If we hope to achieve our goal of providing a high-quality education for all students, we must be intentional about including county boards in that conversation and continuing to develop and refine tools that facilitate the work they do for some of California’s most vulnerable students, and the targeted academic and social-emotional programs they support for all students in a county.

It was reaffirming to take part in a County Board Governance Workshop that reinforced the value of county-specific programming and underscored the important contributions of the state’s 58 county offices of education. The event extends the strong tradition of information, guidance, resources, collaboration and fellowship that characterizes CSBA’s many offerings, including the new County Board Member Services. To ensure we continue to meet the needs of our county members and grow our offerings, CSBA has convened the County Board Transitional Working Group, a panel of county board members established to make recommendations to CSBA’s Board of Directors about services and programs that would most benefit county board members.The vitality that is such a hallmark of our county trustees was fully on display during sessions covering the role of the county board member, pathways to student success in juvenile court and community schools, charter renewals, county budget guidance, Special Education Local Plan Areas (SELPAs), expulsion policy and case law, the art of having difficult conversations in the boardroom, and the road toward expanded county services within CSBA.

The County Board Governance Workshop increased my understanding of the opportunities and challenges faced by my counterparts on the county board as well as my ability to partner with them.
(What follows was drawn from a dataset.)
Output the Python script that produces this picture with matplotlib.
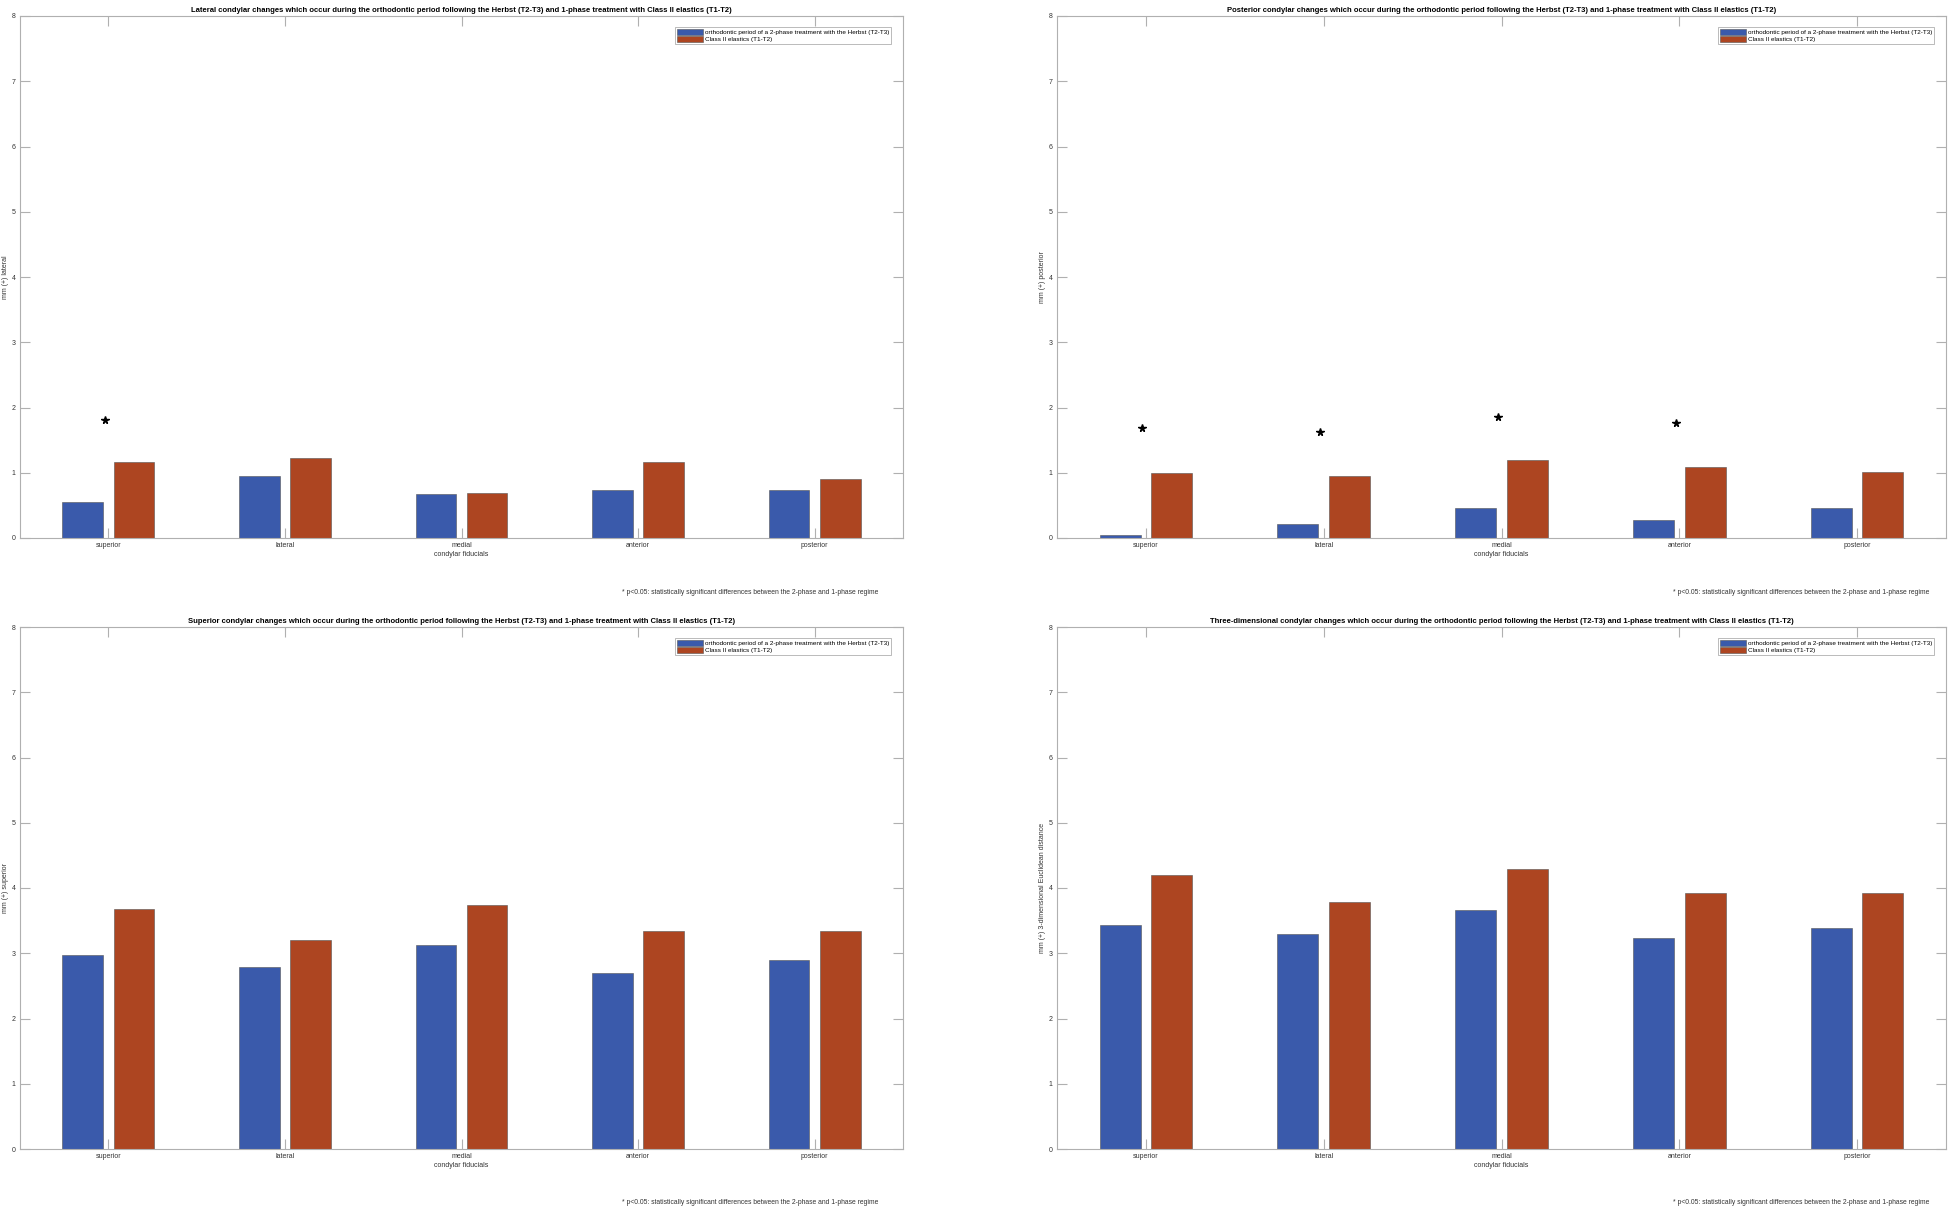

It also helped inform my leadership perspective at CSBA as we continue the integration of the California County Boards of Education into CSBA County Board Member Services. We will continue to grow and refine our offerings to reflect the experiences of county boards.

Our mission at CSBA is to strengthen and promote school district and county board governance and to define and drive the public education agenda through advocacy, training and member services. County boards are essential to this mission and our collective work to address learning recovery, equitable education, student mental health, staffing shortages, budget concerns, unfunded mandates and myriad other issues before us. Now, more than ever, county boards play a critical role, not only in serving high-need students, but in maintaining stability and advancing progress in all our public schools.